Task details:
Look below for the line with "Write a Python" and the line with "from bokeh.models import"; repeat exactly those two lines and all lines between them, but no pictures.
☆ ☆ ☆
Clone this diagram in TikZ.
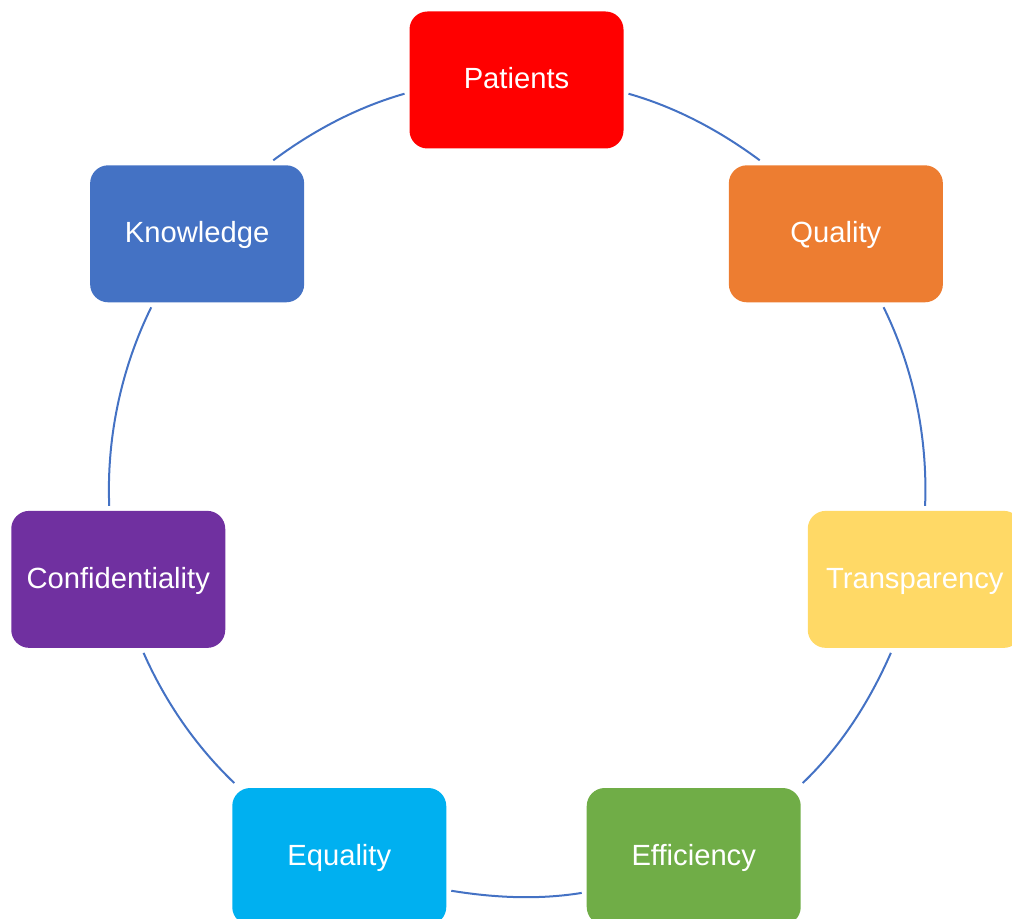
\documentclass[tikz,border=0pt]{standalone}
\usepackage{fontspec}
\setmainfont{Liberation Sans}
\definecolor{patientsred}{HTML}{FF0000}
\definecolor{qualityorange}{HTML}{ED7D31}
\definecolor{transpyellow}{HTML}{FFD966}
\definecolor{efficgreen}{HTML}{70AD47}
\definecolor{equalcyan}{HTML}{00B0F0}
\definecolor{confpurple}{HTML}{7030A0}
\definecolor{knowblue}{HTML}{4472C4}
\definecolor{ringblue}{HTML}{4472C4}

\begin{document}
\begin{tikzpicture}[x=0.5pt,y=0.5pt]
\tikzstyle{bloco}=[rectangle, rounded corners=9pt, minimum width=107pt, minimum height=68.5pt, inner sep=0pt, outer sep=2.5pt, text=white, text height=10.5pt, text depth=1.5pt, font=\fontsize{14.6}{17}\selectfont]
\tikzstyle{arco}=[draw=ringblue, line width=1pt, looseness=0.86]
\useasboundingbox (0,0) rectangle (1012,919);
\coordinate (centro) at (516.5,430.5);
 \path (centro) ++(90:408.5)      node[bloco, fill=patientsred]   (pat) {Patients};
 \path (centro) ++(38.571:408.5)  node[bloco, fill=qualityorange] (qua) {Quality};
 \path (centro) ++(-12.857:408.5) node[bloco, fill=transpyellow]  (tra) {Transparency};
 \path (centro) ++(-64.286:408.5) node[bloco, fill=efficgreen]    (efi) {Efficiency};
 \path (centro) ++(-115.714:408.5) node[bloco, fill=equalcyan]    (equ) {Equality};
 \path (centro) ++(-167.143:408.5) node[bloco, fill=confpurple]   (con) {Confidentiality};
 \path (centro) ++(141.429:408.5) node[bloco, fill=knowblue]      (kno) {Knowledge};
 \draw[arco] (pat.-7.9)   to[out=-15.9, in=143.4]  (qua.136);
 \draw[arco] (qua.-57.6)  to[out=-63.8, in=87.7]   (tra.82.4);
 \draw[arco] (tra.-108.3) to[out=-113.6, in=43.7]  (efi.34.7);
 \draw[arco] (efi.-162.5) to[out=-170.8, in=-9.2]  (equ.-17.5);
 \draw[arco] (equ.145.3)  to[out=136.3, in=-66.1]  (con.-71.7);
 \draw[arco] (con.97.6)   to[out=92.3, in=-116.2]  (kno.-122.4);
 \draw[arco] (kno.44)     to[out=36.7, in=-164.1]  (pat.187.9);
\end{tikzpicture}
\end{document}
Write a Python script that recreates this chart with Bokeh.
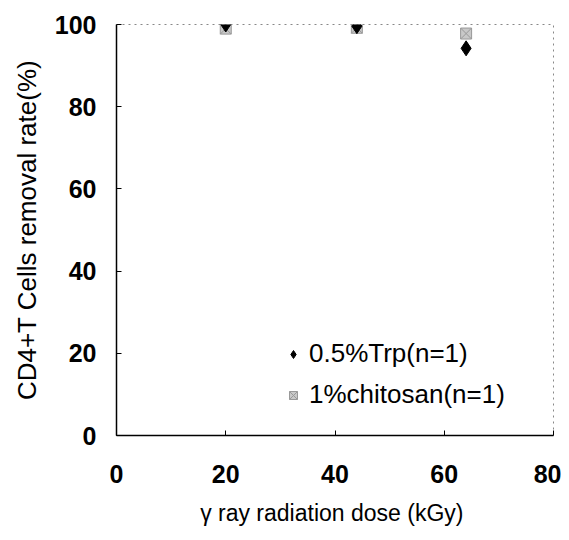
from bokeh.plotting import figure
from bokeh.embed import file_html
from bokeh.resources import INLINE
from bokeh.models import Legend, LegendItem, FixedTicker, Range1d

dose_trp = [20, 44, 64]
rate_trp = [100, 99.6, 94.2]
dose_chi = [20, 44, 64]
rate_chi = [99.0, 99.2, 97.8]
x_ticks = [0, 20, 40, 60, 80]
y_ticks = [0, 20, 40, 60, 80, 100]

p = figure(width=561, height=532, output_backend="svg", toolbar_location=None,
           x_range=Range1d(0, 80), y_range=Range1d(0, 100),
           min_border_left=116, min_border_right=8, min_border_top=24, min_border_bottom=97)
p.background_fill_color = "white"
p.border_fill_color = "white"
p.grid.visible = False
p.outline_line_color = "#888888"
p.outline_line_dash = "dotted"
p.outline_line_width = 1

for ax in (p.xaxis[0], p.yaxis[0]):
    ax.axis_line_color = "black"
    ax.axis_line_width = 1.5
    ax.major_tick_in = 5
    ax.major_tick_out = 0
    ax.minor_tick_line_color = None
    ax.major_tick_line_color = "black"
    ax.major_label_text_font = "Liberation Sans"
    ax.major_label_text_font_style = "bold"
    ax.major_label_text_font_size = "25px"
    ax.major_label_text_color = "black"
    ax.axis_label_text_font = "Liberation Sans"
    ax.axis_label_text_font_style = "normal"
    ax.axis_label_text_color = "black"

p.xaxis.axis_label_text_font_size = "23px"
p.yaxis.axis_label_text_font_size = "26px"
p.xaxis.ticker = FixedTicker(ticks=x_ticks)
p.yaxis.ticker = FixedTicker(ticks=y_ticks)
p.xaxis.major_label_standoff = 29
p.yaxis.major_label_standoff = 20
p.xaxis.axis_label = "γ  ray radiation dose (kGy)"
p.yaxis.axis_label = "CD4+T Cells removal rate(%)"
p.xaxis.axis_label_standoff = 14
p.yaxis.axis_label_standoff = 10

r_chi = p.scatter(dose_chi, rate_chi, marker="square_x", size=11, fill_color="#c8c8c8",
                  line_color="#999999", line_width=1)
r_trp = p.scatter(dose_trp, rate_trp, marker="diamond", size=15, fill_color="black",
                  line_color="black")

legend = Legend(items=[LegendItem(label="0.5%Trp(n=1)", renderers=[r_trp]),
                       LegendItem(label="1%chitosan(n=1)", renderers=[r_chi])],
                location=(167, 25), border_line_color=None,
                background_fill_alpha=0, label_text_font="Liberation Sans",
                label_text_font_size="26px", label_text_color="black",
                spacing=10, margin=0, glyph_width=20, label_standoff=6)
p.add_layout(legend, "center")

open("out.html", "w").write(file_html(p, INLINE))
☆ ☆ ☆
Response below:
Write a Python script that recreates this chart with Bokeh.
from bokeh.plotting import figure
from bokeh.embed import file_html
from bokeh.resources import INLINE
from bokeh.models import Legend, LegendItem, FixedTicker, Range1d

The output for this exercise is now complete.